Tuesday, July 6, 2021

In the News: Stolen Picasso and Mondrian Paintings found in Athens

An art heist that happened in Greece in 2012 has been solved. Police found 2 priceless paintings in a man's attic in Greece. Here's the story from Greece's news source E-Kathermerini.


(Image: Pablo Picasso’s “Head of a Woman” and Piet Mondrian’s “Stammer Windmill” Credit: Times of Malta) 

Stolen Picasso found in Athens 
 Newsroom - E-Kathemerini-com, Greece 28.06.2021 • 22:14

Almost nine years after they were stolen in a near-perfect heist at the National Gallery in Athens, Pablo Picasso’s “Head of a Woman” and Piet Mondrian’s “Stammer Windmill” have been found.

The two works were recovered in the eastern Attican town of Keratea, hidden inside the house of a Greek man, who was being monitored by police.

The perpetrators of the 2012 theft had also removed an early 17th-century sketch attributed to the Italian Mannerist artist Guglielmo Caccia.
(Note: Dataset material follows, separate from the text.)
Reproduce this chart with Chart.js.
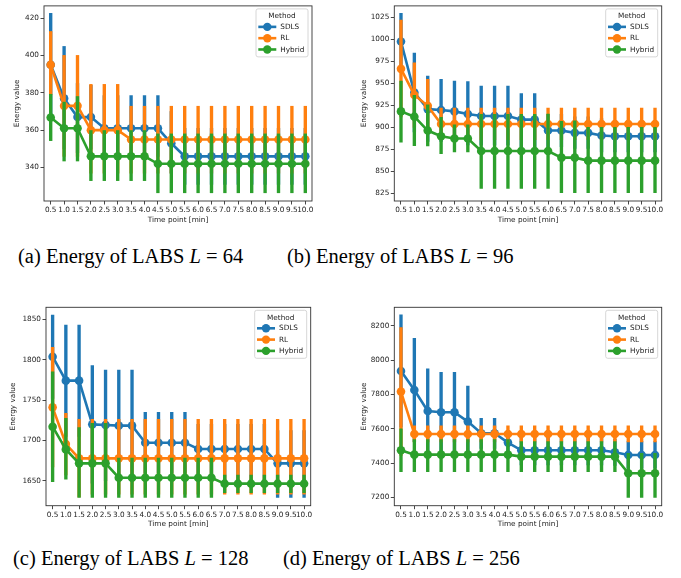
<!DOCTYPE html>
<html lang="en">
<head>
<meta charset="UTF-8">
<title>Energy of LABS</title>
<script src="https://cdn.jsdelivr.net/npm/chart.js@4"></script>
<style>
    body { margin: 0; background: #fff; }
    #page { position: relative; width: 681px; height: 578px; overflow: hidden; background: #fff; }
    .panel { position: absolute; }
    .caption {
        position: absolute;
        font-family: "Liberation Serif", serif;
        font-size: 20.5px;
        line-height: 1;
        white-space: nowrap;
        color: #000;
    }
</style>
</head>
<body>
<div id="page">
    <canvas id="chartA" class="panel"></canvas>
    <canvas id="chartB" class="panel"></canvas>
    <canvas id="chartC" class="panel"></canvas>
    <canvas id="chartD" class="panel"></canvas>
    <div class="caption" style="left:18px; top:246px;">(a) Energy of LABS <i>L</i> = 64</div>
    <div class="caption" style="left:287px; top:246px;">(b) Energy of LABS <i>L</i> = 96</div>
    <div class="caption" style="left:13px; top:548px;">(c) Energy of LABS <i>L</i> = 128</div>
    <div class="caption" style="left:283px; top:548px;">(d) Energy of LABS <i>L</i> = 256</div>
</div>
<script>
    // categories
    const timeLabels = ['0.5','1.0','1.5','2.0','2.5','3.0','3.5','4.0','4.5','5.0',
                        '5.5','6.0','6.5','7.0','7.5','8.0','8.5','9.0','9.5','10.0'];
    const methods = ['SDLS', 'RL', 'Hybrid'];
    const colors = ['#1f77b4', '#ff7f0e', '#2ca02c'];

    // (a) L = 64
    const aTicks = [340, 360, 380, 400, 420];
    const aSdlsMean = [395,377,367,367,361,361,361,361,361,353,346,346,346,346,346,346,346,346,346,346];
    const aSdlsLo   = [368,350,348,350,346,346,346,346,346,337,331,331,331,331,331,331,331,331,331,331];
    const aSdlsHi   = [422.5,404.8,385,384,378.5,378.5,378.5,378.5,378.5,370,361,361,361,361,361,361,361,361,361,361];
    const aRlMean = [395,373,373,360,360,360,355,355,355,355,355,355,355,355,355,355,355,355,355,355];
    const aRlLo   = [379,346,346,337,337,337,337,337,337,337,337,337,337,337,337,337,337,337,337,337];
    const aRlHi   = [412.8,400,400,384.5,384.5,384.5,372.8,372.8,372.8,372.8,372.8,372.8,372.8,372.8,372.8,372.8,372.8,372.8,372.8,372.8];
    const aHybMean = [366.8,361,361,346,346,346,346,346,342,342,342,342,342,342,342,342,342,342,342,342];
    const aHybLo   = [354.4,343.5,343.5,333,333,333,333,333,326.5,326.5,326.5,326.5,326.5,326.5,326.5,326.5,326.5,326.5,326.5,326.5];
    const aHybHi   = [379.2,375,378,359.8,359.8,359.8,359.8,359.8,358,358,358,358,358,358,358,358,358,358,358,358];

    // (b) L = 96
    const bTicks = [825, 850, 875, 900, 925, 950, 975, 1000, 1025];
    const bSdlsMean = [997.7,939.6,920.8,919.7,918.2,915.2,912.9,912.9,912.9,908.8,908.8,896.4,896.4,893.8,893.8,890.8,890,890,890,890];
    const bSdlsLo   = [966,895,884,884,884,880,880,880,880,878,878,878,878,876,876,872,872,872,872,872];
    const bSdlsHi   = [1029.7,984.6,958.3,954.6,952.7,952,947,947,947,938.4,938.4,915,915,912,912,910,908,908,908,908];
    const bRlMean = [966.6,936.9,924.5,903.9,903.9,903.9,903.9,903.9,903.9,903.9,903.9,903.9,903.9,903.9,903.9,903.9,903.9,903.9,903.9,903.9];
    const bRlLo   = [912,900,895,886,886,886,886,886,886,886,886,886,886,886,886,886,886,886,886,886];
    const bRlHi   = [1022,973.3,954.6,921.9,921.9,921.9,921.9,921.9,921.9,921.9,921.9,921.9,921.9,921.9,921.9,921.9,921.9,921.9,921.9,921.9];
    const bHybMean = [918.2,912.2,896.4,890,887.4,887.4,873.1,873.1,873.1,873.1,873.1,873.1,865.6,865.6,862.2,862.2,862.2,862.2,862.2,862.2];
    const bHybLo   = [883.3,879.1,878.8,870.1,872,872,830.7,830.7,830.7,830.7,830.7,830.7,825.8,825.8,825.8,825.8,825.8,825.8,825.8,825.8];
    const bHybHi   = [952.7,936.5,925.7,911.4,903,903,915,915,915,915,915,915.2,907,907.6,900,900,900,900,900,900];

    // (c) L = 128
    const cTicks = [1650, 1700, 1750, 1800, 1850];
    const cSdlsMean = [1803.7,1774,1774,1719.8,1719,1718.2,1718.2,1697.1,1697.1,1697.1,1697.1,1689.3,1689.3,1689.3,1689.3,1689.3,1689.3,1671.5,1671.5,1671.5];
    const cSdlsLo   = [1752,1705,1705,1647,1650,1650,1650,1660,1660,1660,1660,1650,1650,1650,1650,1650,1650,1629.3,1629.3,1629.3];
    const cSdlsHi   = [1855.4,1843,1843,1792.6,1787.2,1787.2,1787.2,1734.7,1734.7,1734.7,1734.7,1720,1720,1720,1720,1720,1720,1712,1712,1712];
    const cRlMean = [1740.9,1695.4,1677.7,1677.7,1677.7,1677.7,1677.7,1677.7,1677.7,1677.7,1677.7,1677.7,1677.7,1677.7,1677.7,1677.7,1677.7,1677.7,1677.7,1677.7];
    const cRlLo   = [1667,1657,1630,1633.4,1633.4,1633.4,1633.4,1633.4,1633.4,1633.4,1633.4,1633.4,1633.4,1633.4,1633.4,1633.4,1633.4,1633.4,1633.4,1633.4];
    const cRlHi   = [1815.3,1733.5,1726,1726,1726,1726,1726,1726,1726,1726,1726,1726,1726,1726,1726,1726,1726,1726,1726,1726];
    const cHybMean = [1716.9,1688.8,1671.5,1671.5,1671.5,1653.7,1653.7,1653.7,1653.7,1653.7,1653.7,1653.7,1653.7,1646.3,1646.3,1646.3,1646.3,1646.3,1646.3,1646.3];
    const cHybLo   = [1648.8,1652,1629.3,1629.3,1629.3,1629.3,1629.3,1629.3,1629.3,1629.3,1629.3,1629.3,1629.3,1635,1635,1635,1635,1635,1635,1635];
    const cHybHi   = [1785,1727.3,1715.7,1721,1721,1678,1678,1678,1678,1678,1678,1678,1678,1657,1657,1657,1657,1657,1657,1657];

    // (d) L = 256
    const dTicks = [7200, 7400, 7600, 7800, 8000, 8200];
    const dSdlsMean = [7937.7,7826.8,7704.3,7696.5,7696.5,7642,7574,7574,7519.5,7474.7,7474.7,7474.7,7474.7,7474.7,7474.7,7474.7,7463,7447.5,7447.5,7447.5];
    const dSdlsLo   = [7610,7525,7460,7460,7460,7434,7486,7486,7460,7390,7390,7390,7390,7390,7390,7390,7386,7370,7370,7370];
    const dSdlsHi   = [8264.6,8128.4,7949.4,7930,7930,7850,7661.5,7661.5,7580,7560,7560,7560,7560,7560,7560,7560,7540,7525,7525,7525];
    const dRlMean = [7817.1,7570,7570,7570,7570,7570,7570,7570,7570,7570,7570,7570,7570,7570,7570,7570,7570,7570,7570,7570];
    const dRlLo   = [7445,7523,7523,7523,7523,7523,7523,7523,7523,7523,7523,7523,7523,7523,7523,7523,7523,7523,7523,7523];
    const dRlHi   = [8190.7,7616.7,7616.7,7616.7,7616.7,7616.7,7616.7,7616.7,7616.7,7616.7,7616.7,7616.7,7616.7,7616.7,7616.7,7616.7,7616.7,7616.7,7616.7,7616.7];
    const dHybMean = [7474.7,7449.4,7449.4,7449.4,7449.4,7449.4,7449.4,7449.4,7449.4,7437.8,7437.8,7437.8,7437.8,7437.8,7437.8,7437.8,7437.8,7340.5,7340.5,7340.5];
    const dHybLo   = [7350,7350,7350,7350,7350,7350,7350,7350,7350,7350,7350,7350,7350,7350,7350,7350,7350,7200,7200,7200];
    const dHybHi   = [7600,7537,7537,7537,7537,7537,7537,7537,7537,7525,7525,7525,7525,7525,7525,7525,7525,7457,7457,7457];

    const FONT = '"DejaVu Sans", sans-serif';
    const FONT_SIZE = 7.3;
    const TEXT = '#222';

    // box around the plot area, like matplotlib spines
    const framePlugin = {
        id: 'frame',
        afterDraw(chart) {
            const {ctx, chartArea: a} = chart;
            ctx.save();
            ctx.strokeStyle = '#333';
            ctx.lineWidth = 0.9;
            ctx.strokeRect(a.left, a.top, a.right - a.left, a.bottom - a.top);
            ctx.restore();
        }
    };

    // "Method" legend box in the upper right corner
    const legendPlugin = {
        id: 'methodLegend',
        afterDatasetsDraw(chart) {
            const {ctx, chartArea: a} = chart;
            const w = 52, h = 48;
            const x = a.right - w - 4, y = a.top + 3;
            ctx.save();
            ctx.fillStyle = 'rgba(255,255,255,0.8)';
            ctx.strokeStyle = '#cccccc';
            ctx.lineWidth = 0.8;
            ctx.beginPath();
            ctx.roundRect(x, y, w, h, 2);
            ctx.fill();
            ctx.stroke();
            ctx.font = FONT_SIZE + 'px ' + FONT;
            ctx.fillStyle = TEXT;
            ctx.textAlign = 'center';
            ctx.textBaseline = 'middle';
            ctx.fillText('Method', x + w / 2, y + 7.6);
            methods.forEach((m, i) => {
                const yy = y + 18 + i * 11.3;
                ctx.strokeStyle = colors[i];
                ctx.fillStyle = colors[i];
                ctx.lineWidth = 2.6;
                ctx.beginPath();
                ctx.moveTo(x + 2.3, yy);
                ctx.lineTo(x + 20.3, yy);
                ctx.stroke();
                ctx.beginPath();
                ctx.arc(x + 11.3, yy, 4.2, 0, Math.PI * 2);
                ctx.fill();
                ctx.fillStyle = TEXT;
                ctx.textAlign = 'left';
                ctx.fillText(m, x + 24.3, yy + 0.3);
            });
            ctx.restore();
        }
    };

    function buildDatasets(series) {
        const ds = [];
        series.forEach((s, i) => {
            const base = 2 * (series.length - i);
            ds.push({
                type: 'line',
                label: methods[i],
                data: s.mean,
                borderColor: colors[i],
                backgroundColor: colors[i],
                borderWidth: 2.6,
                pointRadius: 4.3,
                pointHoverRadius: 4.3,
                pointBorderWidth: 0,
                tension: 0,
                order: base
            });
            ds.push({
                type: 'bar',
                label: methods[i] + ' CI',
                data: s.lo.map((v, k) => [v, s.hi[k]]),
                backgroundColor: colors[i],
                borderWidth: 0,
                barThickness: 2.7,
                grouped: false,
                order: base - 1
            });
        });
        return ds;
    }

    function makeChart(id, panel, series, yTicks, yMin, yMax) {
        const canvas = document.getElementById(id);
        canvas.style.left = panel.left + 'px';
        canvas.style.top = panel.top + 'px';
        canvas.width = panel.width;
        canvas.height = panel.height;
        const pl = panel.plot[0] - panel.left;
        const pt = panel.plot[1] - panel.top;
        const pr = panel.plot[2] - panel.left;
        const pb = panel.plot[3] - panel.top;
        const half = FONT_SIZE * 1.2 / 2;

        new Chart(canvas.getContext('2d'), {
            type: 'line',
            data: { labels: timeLabels, datasets: buildDatasets(series) },
            options: {
                responsive: false,
                animation: false,
                devicePixelRatio: 1,
                layout: { padding: { left: 0, top: pt, right: panel.width - pr, bottom: 0 } },
                plugins: { legend: { display: false }, tooltip: { enabled: false } },
                scales: {
                    x: {
                        type: 'category',
                        offset: true,
                        grid: { display: true, drawOnChartArea: false, offset: false, tickLength: 3.5, color: '#333', tickWidth: 0.9 },
                        border: { display: false },
                        ticks: { autoSkip: false, maxRotation: 0, minRotation: 0, padding: 1.5, color: TEXT, font: { family: FONT, size: FONT_SIZE } },
                        title: { display: true, text: 'Time point [min]', color: TEXT, font: { family: FONT, size: FONT_SIZE },
                                 padding: { top: 0, bottom: panel.height - (panel.xTitleY - panel.top) - half } },
                        afterFit: axis => { axis.height = panel.height - pb; }
                    },
                    y: {
                        type: 'linear',
                        min: yMin,
                        max: yMax,
                        grid: { display: true, drawOnChartArea: false, tickLength: 3.5, color: '#333', tickWidth: 0.9 },
                        border: { display: false },
                        ticks: { padding: 1.5, color: TEXT, font: { family: FONT, size: FONT_SIZE },
                                 callback: v => String(v) },
                        afterBuildTicks: axis => { axis.ticks = yTicks.map(v => ({ value: v })); },
                        title: { display: true, text: 'Energy value', color: TEXT, font: { family: FONT, size: FONT_SIZE },
                                 padding: { top: (panel.yTitleX - panel.left) - half, bottom: 0 } },
                        afterFit: axis => { axis.width = pl; }
                    }
                }
            },
            plugins: [framePlugin, legendPlugin]
        });
    }

    makeChart('chartA',
        { left: 0, top: 0, width: 340, height: 232, plot: [44, 4, 312, 201], yTitleX: 17, xTitleY: 220 },
        [{ mean: aSdlsMean, lo: aSdlsLo, hi: aSdlsHi },
         { mean: aRlMean, lo: aRlLo, hi: aRlHi },
         { mean: aHybMean, lo: aHybLo, hi: aHybHi }],
        aTicks, 322.1, 426.5);

    makeChart('chartB',
        { left: 340, top: 0, width: 341, height: 232, plot: [394.3, 4, 661.7, 201], yTitleX: 364, xTitleY: 220 },
        [{ mean: bSdlsMean, lo: bSdlsLo, hi: bSdlsHi },
         { mean: bRlMean, lo: bRlLo, hi: bRlHi },
         { mean: bHybMean, lo: bHybLo, hi: bHybHi }],
        bTicks, 816.3, 1038.2);

    makeChart('chartC',
        { left: 0, top: 290, width: 340, height: 240, plot: [46, 307.3, 310.7, 505.7], yTitleX: 13.3, xTitleY: 524.3 },
        [{ mean: cSdlsMean, lo: cSdlsLo, hi: cSdlsHi },
         { mean: cRlMean, lo: cRlLo, hi: cRlHi },
         { mean: cHybMean, lo: cHybLo, hi: cHybHi }],
        cTicks, 1619, 1864.9);

    makeChart('chartD',
        { left: 340, top: 290, width: 341, height: 240, plot: [394.3, 307.3, 661.7, 505.7], yTitleX: 364, xTitleY: 524.3 },
        [{ mean: dSdlsMean, lo: dSdlsLo, hi: dSdlsHi },
         { mean: dRlMean, lo: dRlLo, hi: dRlHi },
         { mean: dHybMean, lo: dHybLo, hi: dHybHi }],
        dTicks, 7151.4, 8309);
</script>
</body>
</html>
This sketch was found damaged.

The two paintings are now in the possession of the police.

The 2012 art heist had baffled police. The two burglars entered the gallery in the early hours through an unlocked balcony door, having drawn security guards away from the paintings by setting off alarms at several locations throughout the museum.

Security footage shows the men swiftly removing stripping the paintings from their frames.

Although two men were arrested and convicted for the heist, the identity of the mastermind behind the heist remained a mystery.

Picasso painted “Head of a Woman” in 1939. Ten years later, he offered the work to the Greek people in honor of their contribution to the resistance under Nazi occupation.

On the back of the painting, a handwritten dedication of the Spanish painter states: “Pour le peuple grec, hommage de Picasso” (For the Greek people, tribute from Picasso). visual arts crime

ABOUT PIET MONDRIAN'S PAINTING:  Pietmondrian.com said: 
There is a charming bridge alongside the mill, plus a small building which was perhaps for storing the daily farm yield. The view is typically Dutch and in all honesty this painting could have appeared a decade earlier, such is the style used by Mondrian. It was only several years later that he changed his painting approach and at this stage he concentrated on Dutch landscapes, including a number of other paintings of windmills and small rural villages.

The Nelson-Atkins Museum of Art in Kansas City, US owns this painting and it is clearly proud of having an original Mondrian within its collection.